Ryan Reynolds
"Deadpool" actor Ryan Reynolds, pictured here at SiriusXM's Entertainment Weekly Radio Special on Wednesday, Feb. 10, 2016, in New York, said he tried to warn producers that they were screwing up the character in "X-Men Origins: Wolverine." Getty Images

Any “Deadpool” fan knows that the character’s first outing on the big screen in “X-Men Origins: Wolverine” wasn’t exactly what comic book fans were hoping for. Now, with the 2016 standalone movie poised to rectify all mistakes, actor Ryan Reynolds is getting candid about his previous foray into the part of Wade Wilson.

Speaking to Entertainment Weekly’s radio show on SiriusXM, the actor shared some pretty shocking details about “Origins” and what exactly went wrong. For starters, the film took the infamous "merc with a mouth" and promptly sewed that mouth shut. His trademark red suit never made it on screen, and the character’s only saving grace was the brief time that Reynolds could ad-lib lines at the beginning of the movie. Because the movie was written during the 2007 Writers Guild of America strike, the actor says he wrote or improvised almost everything Wade said before getting sewed up.
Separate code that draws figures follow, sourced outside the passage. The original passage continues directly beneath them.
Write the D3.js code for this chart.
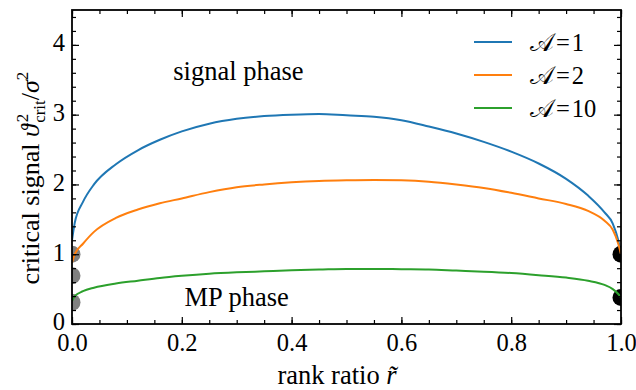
<!DOCTYPE html>
<html>
<head>
<meta charset="utf-8">
<script src="https://cdn.jsdelivr.net/npm/d3@7"></script>
<style>
  body { margin: 0; background: #fff; }
  svg text { font-family: "Liberation Serif", "DejaVu Serif", serif; fill: #000; }
</style>
</head>
<body>
<svg id="chart" width="636" height="390"></svg>
<script>
// rank ratio grid shared by all three curves
var rankRatio = [0, 0.005, 0.02, 0.04, 0.08, 0.12, 0.16, 0.2, 0.25, 0.3, 0.35, 0.4, 0.45, 0.5,
                 0.55, 0.6, 0.65, 0.7, 0.75, 0.8, 0.85, 0.9, 0.94, 0.97, 0.985, 0.995, 1.0];
var critA1  = [1.2, 1.45, 1.75, 2.0, 2.29, 2.49, 2.64, 2.76, 2.87, 2.94, 2.98, 3.0, 3.01, 2.99,
               2.97, 2.92, 2.83, 2.73, 2.61, 2.47, 2.3, 2.08, 1.84, 1.6, 1.44, 1.2, 1.0];
var critA2  = [0.88, 1.0, 1.15, 1.32, 1.52, 1.64, 1.73, 1.8, 1.89, 1.96, 2.0, 2.03, 2.05, 2.06,
               2.065, 2.06, 2.04, 2.0, 1.95, 1.88, 1.8, 1.72, 1.62, 1.48, 1.35, 1.15, 1.0];
var critA10 = [0.33, 0.4, 0.47, 0.52, 0.58, 0.62, 0.66, 0.69, 0.72, 0.74, 0.755, 0.77, 0.78, 0.79,
               0.79, 0.785, 0.78, 0.765, 0.75, 0.73, 0.7, 0.665, 0.62, 0.56, 0.5, 0.43, 0.38];
var seriesLabels = ["1", "2", "10"];
var seriesColors = ["#1f77b4", "#ff7f0e", "#2ca02c"];
var leftDots  = [1.0, 0.69, 0.31];   // grey markers at r = 0
var rightDots = [1.0, 0.38];         // black markers at r = 1
var xTicks = [0, 0.2, 0.4, 0.6, 0.8, 1.0];
var yTicks = [0, 1, 2, 3, 4];

var tickSize = 24.5, fontSize = 26.5, smallSize = 17;

var margin = {top: 10, right: 15, bottom: 66, left: 72},
    width = 636 - margin.left - margin.right,
    height = 390 - margin.top - margin.bottom;

var svg = d3.select("#chart");
var g = svg.append("g").attr("transform", "translate(" + margin.left + "," + margin.top + ")");

var x = d3.scaleLinear().domain([0, 1]).range([0, width]);
var y = d3.scaleLinear().domain([0, 4.5]).range([height, 0]);

g.append("clipPath").attr("id", "plot-clip")
  .append("rect").attr("width", width).attr("height", height);

var plot = g.append("g").attr("clip-path", "url(#plot-clip)");

// markers first so the lines sit on top
plot.selectAll(".left-dot").data(leftDots).enter().append("circle")
  .attr("cx", x(0)).attr("cy", d => y(d)).attr("r", 8.5)
  .attr("fill", "#808080");
plot.selectAll(".right-dot").data(rightDots).enter().append("circle")
  .attr("cx", x(1)).attr("cy", d => y(d)).attr("r", 8.5)
  .attr("fill", "#000");

var series = [critA1, critA2, critA10];
var line = d3.line()
  .x((d, i) => x(rankRatio[i]))
  .y(d => y(d))
  .curve(d3.curveMonotoneX);

plot.selectAll(".curve").data(series).enter().append("path")
  .attr("d", d => line(d))
  .attr("fill", "none")
  .attr("stroke", (d, i) => seriesColors[i])
  .attr("stroke-width", 2);

// axes: inward ticks on all sides, minor + major
function tickAxis(axisFn, scale, major, minor, showLabels, fmt, pad){
  var a = axisFn(scale).tickValues(major).tickSize(-7).tickPadding(pad);
  a.tickFormat(showLabels ? fmt : "");
  var m = axisFn(scale).tickValues(minor).tickSize(-4).tickFormat("");
  return [a, m];
}
var xMinor = d3.range(0, 1.0001, 0.05).map(v => +v.toFixed(2));
var yMinor = d3.range(0, 4.5001, 0.2).map(v => +v.toFixed(1));
var fx = d3.format(".1f"), fy = d3.format("d");

var axes = [
  {fn: d3.axisBottom, s: x, maj: xTicks, min: xMinor, lab: true, f: fx, p: 10, t: "translate(0," + height + ")"},
  {fn: d3.axisTop, s: x, maj: xTicks, min: xMinor, lab: false, f: fx, p: 10, t: "translate(0,0)"},
  {fn: d3.axisLeft, s: y, maj: yTicks, min: yMinor, lab: true, f: fy, p: 7, t: "translate(0,0)"},
  {fn: d3.axisRight, s: y, maj: yTicks, min: yMinor, lab: false, f: fy, p: 7, t: "translate(" + width + ",0)"}
];
axes.forEach(function(ax){
  var pair = tickAxis(ax.fn, ax.s, ax.maj, ax.min, ax.lab, ax.f, ax.p);
  var ga = g.append("g").attr("transform", ax.t).call(pair[0]);
  var gm = g.append("g").attr("transform", ax.t).call(pair[1]);
  [ga, gm].forEach(function(sel){
    sel.select(".domain").remove();
    sel.selectAll("line").attr("stroke", "#000").attr("stroke-width", 1.2);
    sel.selectAll("text").style("font-size", tickSize + "px")
      .style("font-family", "Liberation Serif, serif").attr("fill", "#000");
  });
  // the y labels sit a touch above their ticks, as in the source
  if (ax.fn === d3.axisLeft) ga.selectAll("text").attr("dy", "0.24em");
});
g.append("rect").attr("width", width).attr("height", height)
  .attr("fill", "none").attr("stroke", "#000").attr("stroke-width", 1.8);

// phase annotations
g.append("text").attr("x", x(0.303)).attr("y", y(3.49))
  .attr("text-anchor", "middle").style("font-size", fontSize + "px").text("signal phase");
g.append("text").attr("x", x(0.3)).attr("y", y(0.26))
  .attr("text-anchor", "middle").style("font-size", fontSize + "px").text("MP phase");

// axis titles
var xt = svg.append("text").attr("x", 337).attr("y", 384)
  .attr("text-anchor", "middle").style("font-size", fontSize + "px");
xt.append("tspan").text("rank ratio ");
xt.append("tspan").style("font-style", "italic").text("r\u0303");

var yt = svg.append("text")
  .attr("transform", "translate(39,178) rotate(-90)")
  .attr("text-anchor", "middle").style("font-size", "26px");
yt.append("tspan").text("critical signal ");
yt.append("tspan").style("font-style", "italic").text("\u03d1");
yt.append("tspan").attr("dx", 2).attr("dy", -11).style("font-size", smallSize + "px").text("2");
yt.append("tspan").attr("dx", -9).attr("dy", 17).style("font-size", smallSize + "px").text("crit");
yt.append("tspan").attr("dy", -6).text("/");
yt.append("tspan").style("font-style", "italic").text("\u03c3");
yt.append("tspan").attr("dy", -11).style("font-size", smallSize + "px").text("2");

// legend
var legend = g.append("g").attr("transform", "translate(" + (474 - margin.left) + "," + (42 - margin.top) + ")");
seriesLabels.forEach(function(lbl, i){
  var row = legend.append("g").attr("transform", "translate(0," + (i * 33) + ")");
  row.append("line").attr("x1", 0).attr("x2", 38).attr("stroke", seriesColors[i]).attr("stroke-width", 2);
  var t = row.append("text").attr("x", 56).attr("y", 9).style("font-size", tickSize + "px");
  t.append("tspan").text("\ud835\udc9c");
  t.append("tspan").attr("dx", 2).text("=");
  t.append("tspan").attr("dx", 2).text(lbl);
});
</script>
</body>
</html>
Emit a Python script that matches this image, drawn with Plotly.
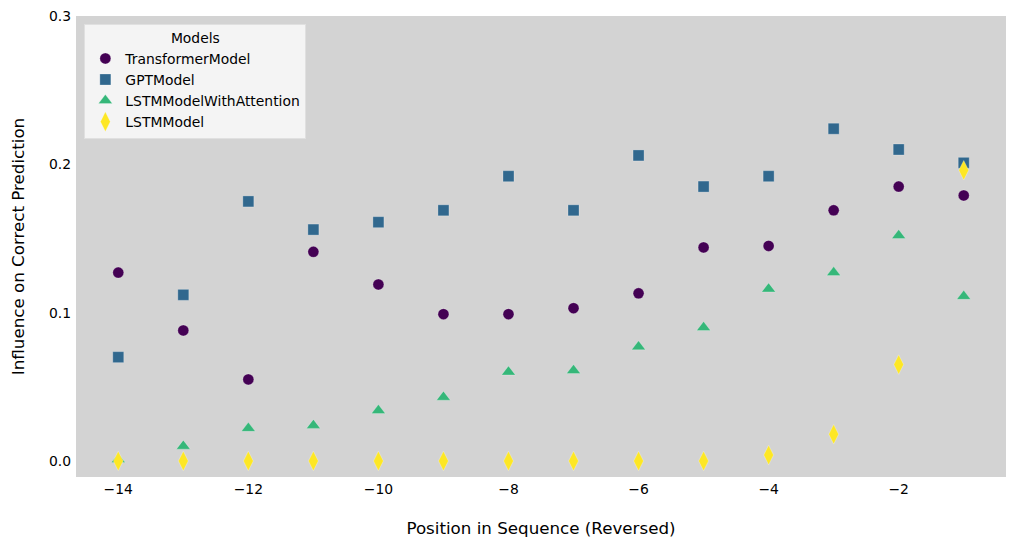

“If you watch the movie, you’ll see it’s partly me playing it and then I said, ‘I can’t do this,’” Reynolds confessed. “Then they have another actor playing it. So you see in the movie that it’s me with my shirt off and my mouth sewn shut and I look a little bit more like Dick Van Dyke next to the new guy, who is like 20 pounds more muscle than me and just this huge martial arts guy.”

As Reynolds tells the story, he was attached to a standalone Deadpool movie at the time that got scrapped. When “Origins” became the only Wade Wilson role out there, he reluctantly signed on to the cameo part while filming the movie "The Proposal." At the time, he says he warned producers that comic book fans were going to hate the changes they were making to the character — which they did.

“The movie was very successful,” he said. “But the Deadpool part they didn’t like at all. Oh god, I remember getting a call from that same executive who said ‘can you fly back and reshoot some stuff?’ and I’m like ‘I’m shooting another movie, I can’t!’”

It all worked out in the end as Reynolds got to finally make the “Deadpool” film fans always wanted. As CinemaBlend notes, 20th Century Fox appears to be in on the joke, apparently letting the writers not only separate Deadpool from the version previously established in its "X-Men" universe, but comment on his “Origins” role as well. Although the film won’t be released until Friday, a promotional video in which Deadpool celebrates Australia Day already saw the "merc with a mouth" address his role in “Origins,” calling it “a career low” for him.

To see the actor’s best attempt at pleasing the comic book fans, one only needs to go out and see “Deadpool” when it hits theaters this Friday.